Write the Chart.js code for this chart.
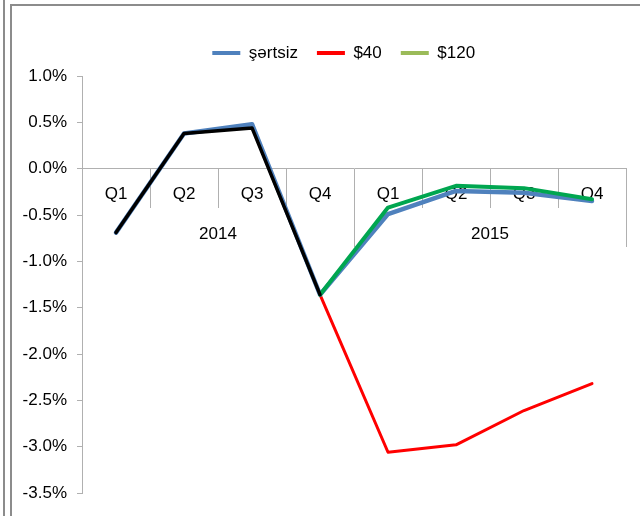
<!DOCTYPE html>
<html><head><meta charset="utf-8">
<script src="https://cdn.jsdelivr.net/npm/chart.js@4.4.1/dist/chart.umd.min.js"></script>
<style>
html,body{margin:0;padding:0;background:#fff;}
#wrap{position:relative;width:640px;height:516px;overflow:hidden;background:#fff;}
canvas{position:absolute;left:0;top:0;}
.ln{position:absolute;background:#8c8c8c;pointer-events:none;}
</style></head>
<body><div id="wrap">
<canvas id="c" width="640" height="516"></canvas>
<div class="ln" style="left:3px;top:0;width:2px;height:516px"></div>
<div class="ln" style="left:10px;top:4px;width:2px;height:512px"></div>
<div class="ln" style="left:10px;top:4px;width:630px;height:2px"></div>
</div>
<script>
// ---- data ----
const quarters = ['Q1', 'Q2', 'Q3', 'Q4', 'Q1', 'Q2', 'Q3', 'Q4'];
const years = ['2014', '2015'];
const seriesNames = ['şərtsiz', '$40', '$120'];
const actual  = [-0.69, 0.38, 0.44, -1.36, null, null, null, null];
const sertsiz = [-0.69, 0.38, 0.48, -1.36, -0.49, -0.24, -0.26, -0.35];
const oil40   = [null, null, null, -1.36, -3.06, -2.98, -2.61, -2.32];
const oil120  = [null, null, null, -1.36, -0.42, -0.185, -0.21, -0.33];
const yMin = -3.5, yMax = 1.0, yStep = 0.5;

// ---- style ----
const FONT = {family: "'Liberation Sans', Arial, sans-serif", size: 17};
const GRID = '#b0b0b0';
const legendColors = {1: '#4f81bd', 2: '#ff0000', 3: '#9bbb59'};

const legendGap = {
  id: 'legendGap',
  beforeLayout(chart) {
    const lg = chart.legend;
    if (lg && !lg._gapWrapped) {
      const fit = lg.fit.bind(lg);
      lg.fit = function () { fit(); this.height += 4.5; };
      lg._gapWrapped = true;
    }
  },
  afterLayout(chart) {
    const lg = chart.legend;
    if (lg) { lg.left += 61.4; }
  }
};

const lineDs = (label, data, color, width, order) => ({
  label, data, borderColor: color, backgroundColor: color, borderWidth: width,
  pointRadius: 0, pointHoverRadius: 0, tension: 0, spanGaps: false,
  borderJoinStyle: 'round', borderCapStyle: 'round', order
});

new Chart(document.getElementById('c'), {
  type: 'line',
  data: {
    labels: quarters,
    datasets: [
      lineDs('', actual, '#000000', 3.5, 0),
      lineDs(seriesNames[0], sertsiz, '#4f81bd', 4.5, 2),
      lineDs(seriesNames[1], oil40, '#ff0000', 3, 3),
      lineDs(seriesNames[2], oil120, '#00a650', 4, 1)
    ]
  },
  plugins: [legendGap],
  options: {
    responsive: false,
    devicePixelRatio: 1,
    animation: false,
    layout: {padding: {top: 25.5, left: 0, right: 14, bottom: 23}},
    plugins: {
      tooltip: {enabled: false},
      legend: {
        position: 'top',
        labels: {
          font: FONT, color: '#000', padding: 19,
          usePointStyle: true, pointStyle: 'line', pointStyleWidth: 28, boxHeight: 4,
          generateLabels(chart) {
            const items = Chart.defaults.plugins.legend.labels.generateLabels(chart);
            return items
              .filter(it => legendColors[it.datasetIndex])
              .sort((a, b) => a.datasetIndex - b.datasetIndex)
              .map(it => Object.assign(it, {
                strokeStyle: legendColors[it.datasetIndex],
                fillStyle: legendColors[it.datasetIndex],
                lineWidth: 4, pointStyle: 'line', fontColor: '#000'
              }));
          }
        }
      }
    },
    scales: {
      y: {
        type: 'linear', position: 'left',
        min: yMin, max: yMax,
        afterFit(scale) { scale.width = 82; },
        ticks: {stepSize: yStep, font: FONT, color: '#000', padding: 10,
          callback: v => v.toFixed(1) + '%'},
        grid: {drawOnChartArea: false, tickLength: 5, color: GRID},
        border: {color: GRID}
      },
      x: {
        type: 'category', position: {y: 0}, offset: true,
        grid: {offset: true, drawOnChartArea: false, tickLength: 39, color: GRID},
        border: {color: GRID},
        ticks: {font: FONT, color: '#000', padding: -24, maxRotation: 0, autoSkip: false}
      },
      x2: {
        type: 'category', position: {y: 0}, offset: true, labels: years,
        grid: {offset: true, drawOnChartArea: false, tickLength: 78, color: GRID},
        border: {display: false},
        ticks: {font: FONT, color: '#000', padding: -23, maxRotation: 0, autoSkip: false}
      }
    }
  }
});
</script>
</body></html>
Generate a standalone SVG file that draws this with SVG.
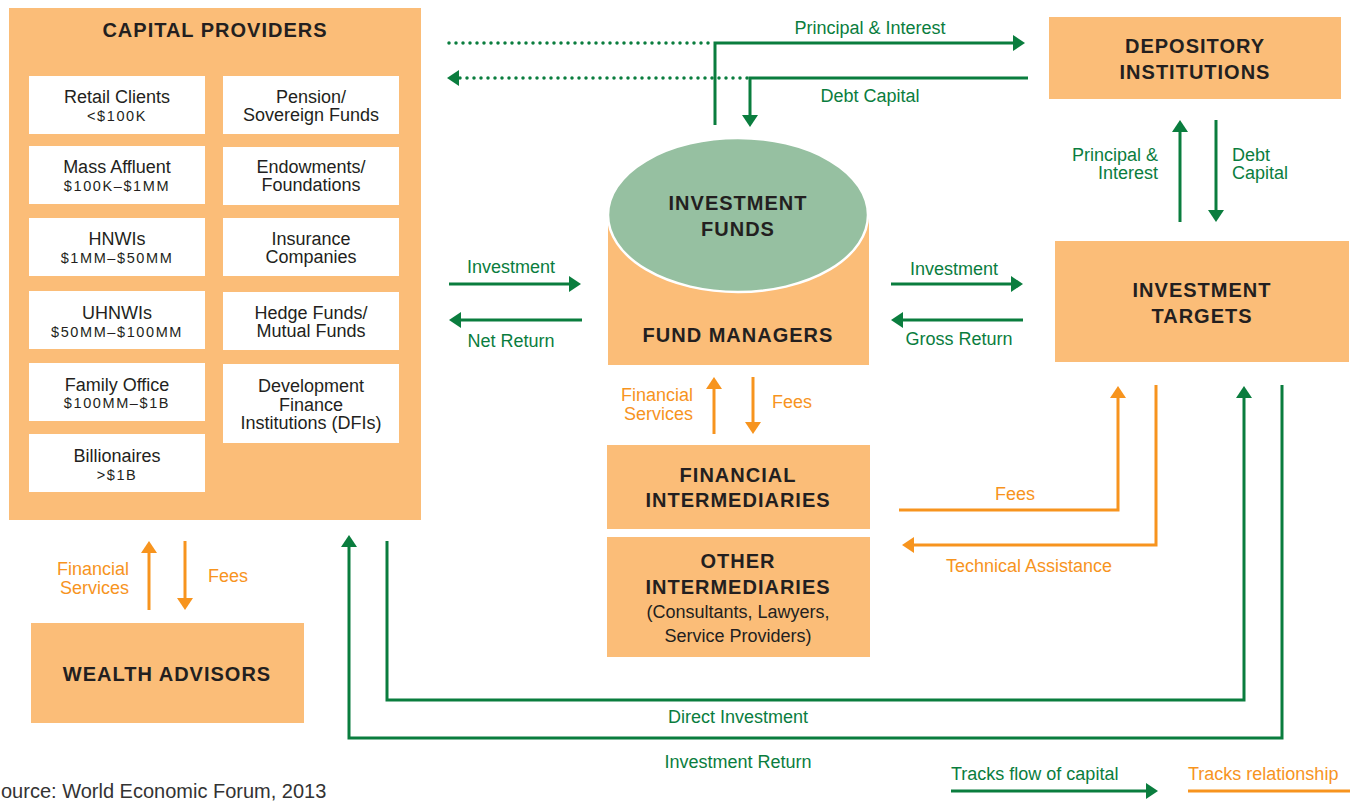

########

Task: Return all of the entries exactly as written, but drop any pictures they hold.

Complete answer:
Write the Chart.js code for this chart.
<!DOCTYPE html>
<html><head><meta charset="utf-8">
<script src="https://cdn.jsdelivr.net/npm/chart.js@4.4.1/dist/chart.umd.min.js"></script>
<style>
html,body{margin:0;padding:0;background:#fff;}
#wrap{position:relative;width:640px;height:516px;overflow:hidden;background:#fff;}
canvas{position:absolute;left:0;top:0;}
.ln{position:absolute;background:#8c8c8c;pointer-events:none;}
</style></head>
<body><div id="wrap">
<canvas id="c" width="640" height="516"></canvas>
<div class="ln" style="left:3px;top:0;width:2px;height:516px"></div>
<div class="ln" style="left:10px;top:4px;width:2px;height:512px"></div>
<div class="ln" style="left:10px;top:4px;width:630px;height:2px"></div>
</div>
<script>
// ---- data ----
const quarters = ['Q1', 'Q2', 'Q3', 'Q4', 'Q1', 'Q2', 'Q3', 'Q4'];
const years = ['2014', '2015'];
const seriesNames = ['şərtsiz', '$40', '$120'];
const actual  = [-0.69, 0.38, 0.44, -1.36, null, null, null, null];
const sertsiz = [-0.69, 0.38, 0.48, -1.36, -0.49, -0.24, -0.26, -0.35];
const oil40   = [null, null, null, -1.36, -3.06, -2.98, -2.61, -2.32];
const oil120  = [null, null, null, -1.36, -0.42, -0.185, -0.21, -0.33];
const yMin = -3.5, yMax = 1.0, yStep = 0.5;

// ---- style ----
const FONT = {family: "'Liberation Sans', Arial, sans-serif", size: 17};
const GRID = '#b0b0b0';
const legendColors = {1: '#4f81bd', 2: '#ff0000', 3: '#9bbb59'};

const legendGap = {
  id: 'legendGap',
  beforeLayout(chart) {
    const lg = chart.legend;
    if (lg && !lg._gapWrapped) {
      const fit = lg.fit.bind(lg);
      lg.fit = function () { fit(); this.height += 4.5; };
      lg._gapWrapped = true;
    }
  },
  afterLayout(chart) {
    const lg = chart.legend;
    if (lg) { lg.left += 61.4; }
  }
};

const lineDs = (label, data, color, width, order) => ({
  label, data, borderColor: color, backgroundColor: color, borderWidth: width,
  pointRadius: 0, pointHoverRadius: 0, tension: 0, spanGaps: false,
  borderJoinStyle: 'round', borderCapStyle: 'round', order
});

new Chart(document.getElementById('c'), {
  type: 'line',
  data: {
    labels: quarters,
    datasets: [
      lineDs('', actual, '#000000', 3.5, 0),
      lineDs(seriesNames[0], sertsiz, '#4f81bd', 4.5, 2),
      lineDs(seriesNames[1], oil40, '#ff0000', 3, 3),
      lineDs(seriesNames[2], oil120, '#00a650', 4, 1)
    ]
  },
  plugins: [legendGap],
  options: {
    responsive: false,
    devicePixelRatio: 1,
    animation: false,
    layout: {padding: {top: 25.5, left: 0, right: 14, bottom: 23}},
    plugins: {
      tooltip: {enabled: false},
      legend: {
        position: 'top',
        labels: {
          font: FONT, color: '#000', padding: 19,
          usePointStyle: true, pointStyle: 'line', pointStyleWidth: 28, boxHeight: 4,
          generateLabels(chart) {
            const items = Chart.defaults.plugins.legend.labels.generateLabels(chart);
            return items
              .filter(it => legendColors[it.datasetIndex])
              .sort((a, b) => a.datasetIndex - b.datasetIndex)
              .map(it => Object.assign(it, {
                strokeStyle: legendColors[it.datasetIndex],
                fillStyle: legendColors[it.datasetIndex],
                lineWidth: 4, pointStyle: 'line', fontColor: '#000'
              }));
          }
        }
      }
    },
    scales: {
      y: {
        type: 'linear', position: 'left',
        min: yMin, max: yMax,
        afterFit(scale) { scale.width = 82; },
        ticks: {stepSize: yStep, font: FONT, color: '#000', padding: 10,
          callback: v => v.toFixed(1) + '%'},
        grid: {drawOnChartArea: false, tickLength: 5, color: GRID},
        border: {color: GRID}
      },
      x: {
        type: 'category', position: {y: 0}, offset: true,
        grid: {offset: true, drawOnChartArea: false, tickLength: 39, color: GRID},
        border: {color: GRID},
        ticks: {font: FONT, color: '#000', padding: -24, maxRotation: 0, autoSkip: false}
      },
      x2: {
        type: 'category', position: {y: 0}, offset: true, labels: years,
        grid: {offset: true, drawOnChartArea: false, tickLength: 78, color: GRID},
        border: {display: false},
        ticks: {font: FONT, color: '#000', padding: -23, maxRotation: 0, autoSkip: false}
      }
    }
  }
});
</script>
</body></html>
Generate a standalone SVG file that draws this with SVG.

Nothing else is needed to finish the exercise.